* **RECORD SET**:
====
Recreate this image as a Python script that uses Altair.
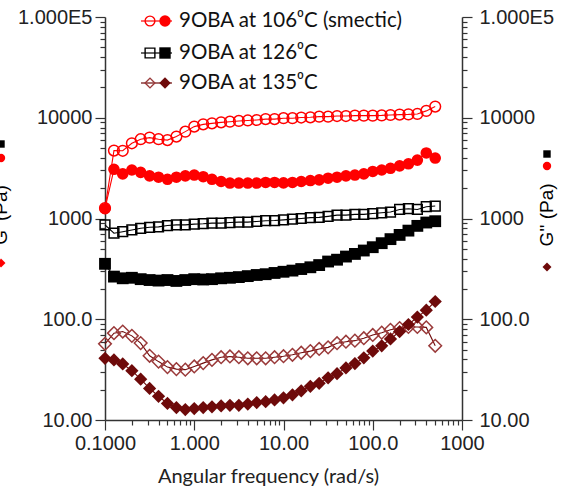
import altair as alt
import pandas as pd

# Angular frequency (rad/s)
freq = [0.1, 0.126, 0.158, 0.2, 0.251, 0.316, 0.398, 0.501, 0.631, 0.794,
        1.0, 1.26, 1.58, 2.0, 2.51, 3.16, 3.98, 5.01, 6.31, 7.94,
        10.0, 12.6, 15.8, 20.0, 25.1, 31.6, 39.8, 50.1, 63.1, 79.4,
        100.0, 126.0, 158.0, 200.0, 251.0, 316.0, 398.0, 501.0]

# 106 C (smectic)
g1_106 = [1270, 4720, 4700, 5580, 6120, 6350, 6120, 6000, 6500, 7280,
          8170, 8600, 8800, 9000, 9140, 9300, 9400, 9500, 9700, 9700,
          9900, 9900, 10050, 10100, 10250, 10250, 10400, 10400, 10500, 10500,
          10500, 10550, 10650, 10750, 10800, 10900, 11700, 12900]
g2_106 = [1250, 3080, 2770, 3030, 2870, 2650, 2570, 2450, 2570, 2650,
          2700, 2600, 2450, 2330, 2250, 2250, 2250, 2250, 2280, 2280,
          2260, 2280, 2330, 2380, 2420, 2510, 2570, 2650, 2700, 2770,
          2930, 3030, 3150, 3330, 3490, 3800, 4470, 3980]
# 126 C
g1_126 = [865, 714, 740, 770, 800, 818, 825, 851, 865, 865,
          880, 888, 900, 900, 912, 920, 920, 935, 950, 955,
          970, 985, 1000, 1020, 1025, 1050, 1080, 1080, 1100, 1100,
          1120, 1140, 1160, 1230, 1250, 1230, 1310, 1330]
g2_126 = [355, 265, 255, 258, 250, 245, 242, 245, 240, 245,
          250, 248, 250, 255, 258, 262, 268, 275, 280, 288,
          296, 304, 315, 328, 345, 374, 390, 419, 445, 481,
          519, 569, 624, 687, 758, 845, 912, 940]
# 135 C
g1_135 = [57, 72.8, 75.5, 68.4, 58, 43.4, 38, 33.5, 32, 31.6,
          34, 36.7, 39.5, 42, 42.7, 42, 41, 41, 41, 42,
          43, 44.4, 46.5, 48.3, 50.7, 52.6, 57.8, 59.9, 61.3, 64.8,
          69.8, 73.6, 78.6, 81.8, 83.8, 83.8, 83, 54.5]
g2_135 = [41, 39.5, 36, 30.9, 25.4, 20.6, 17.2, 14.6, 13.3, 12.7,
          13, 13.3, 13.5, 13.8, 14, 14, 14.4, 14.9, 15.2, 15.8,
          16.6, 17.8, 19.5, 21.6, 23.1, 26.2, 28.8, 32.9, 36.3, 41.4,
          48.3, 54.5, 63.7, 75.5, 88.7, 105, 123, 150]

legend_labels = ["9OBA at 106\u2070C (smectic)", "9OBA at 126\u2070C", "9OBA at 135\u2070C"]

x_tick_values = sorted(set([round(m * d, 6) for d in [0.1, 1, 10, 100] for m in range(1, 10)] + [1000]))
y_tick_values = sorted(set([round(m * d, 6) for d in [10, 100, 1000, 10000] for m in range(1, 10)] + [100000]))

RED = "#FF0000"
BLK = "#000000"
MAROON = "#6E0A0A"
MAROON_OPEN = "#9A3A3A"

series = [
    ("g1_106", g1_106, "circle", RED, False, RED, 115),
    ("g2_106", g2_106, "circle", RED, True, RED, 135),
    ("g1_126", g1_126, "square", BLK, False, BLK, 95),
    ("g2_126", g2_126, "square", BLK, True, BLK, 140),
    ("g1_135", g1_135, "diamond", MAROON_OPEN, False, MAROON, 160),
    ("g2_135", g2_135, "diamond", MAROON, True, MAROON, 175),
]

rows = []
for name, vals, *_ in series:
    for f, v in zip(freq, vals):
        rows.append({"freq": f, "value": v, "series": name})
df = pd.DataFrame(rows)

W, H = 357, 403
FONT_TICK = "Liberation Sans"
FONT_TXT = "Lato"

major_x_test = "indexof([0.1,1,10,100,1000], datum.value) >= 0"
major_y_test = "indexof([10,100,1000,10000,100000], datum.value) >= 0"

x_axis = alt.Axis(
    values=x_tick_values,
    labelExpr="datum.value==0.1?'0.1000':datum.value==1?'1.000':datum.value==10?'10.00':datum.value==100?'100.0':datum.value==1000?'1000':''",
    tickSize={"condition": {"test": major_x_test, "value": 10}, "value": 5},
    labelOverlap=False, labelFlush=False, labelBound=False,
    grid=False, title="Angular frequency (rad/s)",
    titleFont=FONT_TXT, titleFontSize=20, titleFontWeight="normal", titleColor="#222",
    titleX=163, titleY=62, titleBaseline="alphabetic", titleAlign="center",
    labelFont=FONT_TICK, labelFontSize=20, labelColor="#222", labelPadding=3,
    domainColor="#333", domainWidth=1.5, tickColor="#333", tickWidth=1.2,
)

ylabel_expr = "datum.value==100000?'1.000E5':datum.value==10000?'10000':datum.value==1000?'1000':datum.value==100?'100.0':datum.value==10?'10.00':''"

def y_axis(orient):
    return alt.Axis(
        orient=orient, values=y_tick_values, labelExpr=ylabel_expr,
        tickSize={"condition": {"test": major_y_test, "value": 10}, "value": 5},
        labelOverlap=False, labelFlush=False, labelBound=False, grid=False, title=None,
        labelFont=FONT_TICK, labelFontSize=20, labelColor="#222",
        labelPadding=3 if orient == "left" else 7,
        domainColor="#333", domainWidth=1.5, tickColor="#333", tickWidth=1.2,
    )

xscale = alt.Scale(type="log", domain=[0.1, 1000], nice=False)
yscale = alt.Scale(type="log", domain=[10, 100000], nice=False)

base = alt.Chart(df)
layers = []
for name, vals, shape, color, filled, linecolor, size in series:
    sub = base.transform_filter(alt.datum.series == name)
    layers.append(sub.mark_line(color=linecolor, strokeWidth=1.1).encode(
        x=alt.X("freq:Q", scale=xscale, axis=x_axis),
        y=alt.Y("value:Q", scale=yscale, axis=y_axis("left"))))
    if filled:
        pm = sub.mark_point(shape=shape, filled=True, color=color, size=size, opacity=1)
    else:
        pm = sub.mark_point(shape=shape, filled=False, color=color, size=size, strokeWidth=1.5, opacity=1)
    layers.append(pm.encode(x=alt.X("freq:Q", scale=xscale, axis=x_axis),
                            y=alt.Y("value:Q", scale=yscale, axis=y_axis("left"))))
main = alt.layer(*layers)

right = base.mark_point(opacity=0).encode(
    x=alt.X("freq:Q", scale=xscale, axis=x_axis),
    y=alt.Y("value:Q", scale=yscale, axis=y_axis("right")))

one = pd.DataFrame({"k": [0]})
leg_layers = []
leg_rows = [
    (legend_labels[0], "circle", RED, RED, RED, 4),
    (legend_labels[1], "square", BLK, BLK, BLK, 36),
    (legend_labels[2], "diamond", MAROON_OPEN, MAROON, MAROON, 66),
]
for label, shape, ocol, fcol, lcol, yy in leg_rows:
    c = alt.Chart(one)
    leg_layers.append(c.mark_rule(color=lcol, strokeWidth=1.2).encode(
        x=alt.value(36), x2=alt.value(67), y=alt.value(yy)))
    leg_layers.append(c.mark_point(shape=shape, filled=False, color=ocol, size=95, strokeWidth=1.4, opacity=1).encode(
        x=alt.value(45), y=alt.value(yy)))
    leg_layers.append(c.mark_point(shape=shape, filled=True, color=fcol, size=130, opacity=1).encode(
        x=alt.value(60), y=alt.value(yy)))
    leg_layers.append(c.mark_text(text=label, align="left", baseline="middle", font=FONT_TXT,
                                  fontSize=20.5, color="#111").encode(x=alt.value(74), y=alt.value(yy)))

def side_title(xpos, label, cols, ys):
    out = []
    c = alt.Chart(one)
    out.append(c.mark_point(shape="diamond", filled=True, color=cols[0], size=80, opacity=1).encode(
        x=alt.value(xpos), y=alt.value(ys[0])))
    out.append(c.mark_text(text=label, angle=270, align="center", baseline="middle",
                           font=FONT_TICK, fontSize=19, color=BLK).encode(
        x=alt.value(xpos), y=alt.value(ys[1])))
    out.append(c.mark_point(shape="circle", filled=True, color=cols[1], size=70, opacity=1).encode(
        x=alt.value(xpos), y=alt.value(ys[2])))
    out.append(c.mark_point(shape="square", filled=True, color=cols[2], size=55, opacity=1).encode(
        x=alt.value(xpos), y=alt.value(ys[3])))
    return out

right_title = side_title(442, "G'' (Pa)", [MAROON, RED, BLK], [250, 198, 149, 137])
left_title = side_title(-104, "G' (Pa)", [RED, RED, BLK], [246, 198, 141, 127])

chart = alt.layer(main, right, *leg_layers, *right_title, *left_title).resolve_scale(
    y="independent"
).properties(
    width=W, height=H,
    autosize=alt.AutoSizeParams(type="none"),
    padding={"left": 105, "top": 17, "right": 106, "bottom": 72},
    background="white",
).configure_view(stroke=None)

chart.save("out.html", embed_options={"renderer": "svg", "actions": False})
====
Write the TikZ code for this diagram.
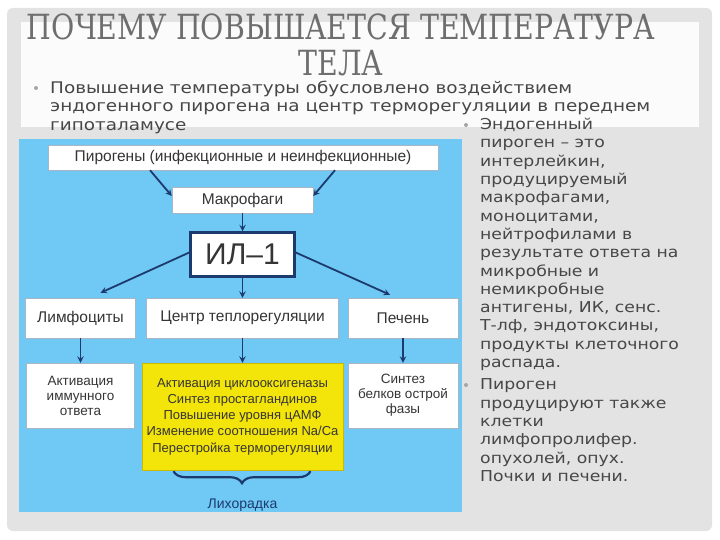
====
* **EXERCISE OBJECTIVE**:
Copy the lines above exactly, starting at the one with "Recreate this image" and ending at the one with "y_tick_values = sorted(set([round(m", both included. Leave out any pictures and add nothing else.

* **TASK ANSWER**:
Recreate this image as a Python script that uses Altair.
import altair as alt
import pandas as pd

# Angular frequency (rad/s)
freq = [0.1, 0.126, 0.158, 0.2, 0.251, 0.316, 0.398, 0.501, 0.631, 0.794,
        1.0, 1.26, 1.58, 2.0, 2.51, 3.16, 3.98, 5.01, 6.31, 7.94,
        10.0, 12.6, 15.8, 20.0, 25.1, 31.6, 39.8, 50.1, 63.1, 79.4,
        100.0, 126.0, 158.0, 200.0, 251.0, 316.0, 398.0, 501.0]

# 106 C (smectic)
g1_106 = [1270, 4720, 4700, 5580, 6120, 6350, 6120, 6000, 6500, 7280,
          8170, 8600, 8800, 9000, 9140, 9300, 9400, 9500, 9700, 9700,
          9900, 9900, 10050, 10100, 10250, 10250, 10400, 10400, 10500, 10500,
          10500, 10550, 10650, 10750, 10800, 10900, 11700, 12900]
g2_106 = [1250, 3080, 2770, 3030, 2870, 2650, 2570, 2450, 2570, 2650,
          2700, 2600, 2450, 2330, 2250, 2250, 2250, 2250, 2280, 2280,
          2260, 2280, 2330, 2380, 2420, 2510, 2570, 2650, 2700, 2770,
          2930, 3030, 3150, 3330, 3490, 3800, 4470, 3980]
# 126 C
g1_126 = [865, 714, 740, 770, 800, 818, 825, 851, 865, 865,
          880, 888, 900, 900, 912, 920, 920, 935, 950, 955,
          970, 985, 1000, 1020, 1025, 1050, 1080, 1080, 1100, 1100,
          1120, 1140, 1160, 1230, 1250, 1230, 1310, 1330]
g2_126 = [355, 265, 255, 258, 250, 245, 242, 245, 240, 245,
          250, 248, 250, 255, 258, 262, 268, 275, 280, 288,
          296, 304, 315, 328, 345, 374, 390, 419, 445, 481,
          519, 569, 624, 687, 758, 845, 912, 940]
# 135 C
g1_135 = [57, 72.8, 75.5, 68.4, 58, 43.4, 38, 33.5, 32, 31.6,
          34, 36.7, 39.5, 42, 42.7, 42, 41, 41, 41, 42,
          43, 44.4, 46.5, 48.3, 50.7, 52.6, 57.8, 59.9, 61.3, 64.8,
          69.8, 73.6, 78.6, 81.8, 83.8, 83.8, 83, 54.5]
g2_135 = [41, 39.5, 36, 30.9, 25.4, 20.6, 17.2, 14.6, 13.3, 12.7,
          13, 13.3, 13.5, 13.8, 14, 14, 14.4, 14.9, 15.2, 15.8,
          16.6, 17.8, 19.5, 21.6, 23.1, 26.2, 28.8, 32.9, 36.3, 41.4,
          48.3, 54.5, 63.7, 75.5, 88.7, 105, 123, 150]

legend_labels = ["9OBA at 106\u2070C (smectic)", "9OBA at 126\u2070C", "9OBA at 135\u2070C"]

x_tick_values = sorted(set([round(m * d, 6) for d in [0.1, 1, 10, 100] for m in range(1, 10)] + [1000]))
y_tick_values = sorted(set([round(m * d, 6) for d in [10, 100, 1000, 10000] for m in range(1, 10)] + [100000]))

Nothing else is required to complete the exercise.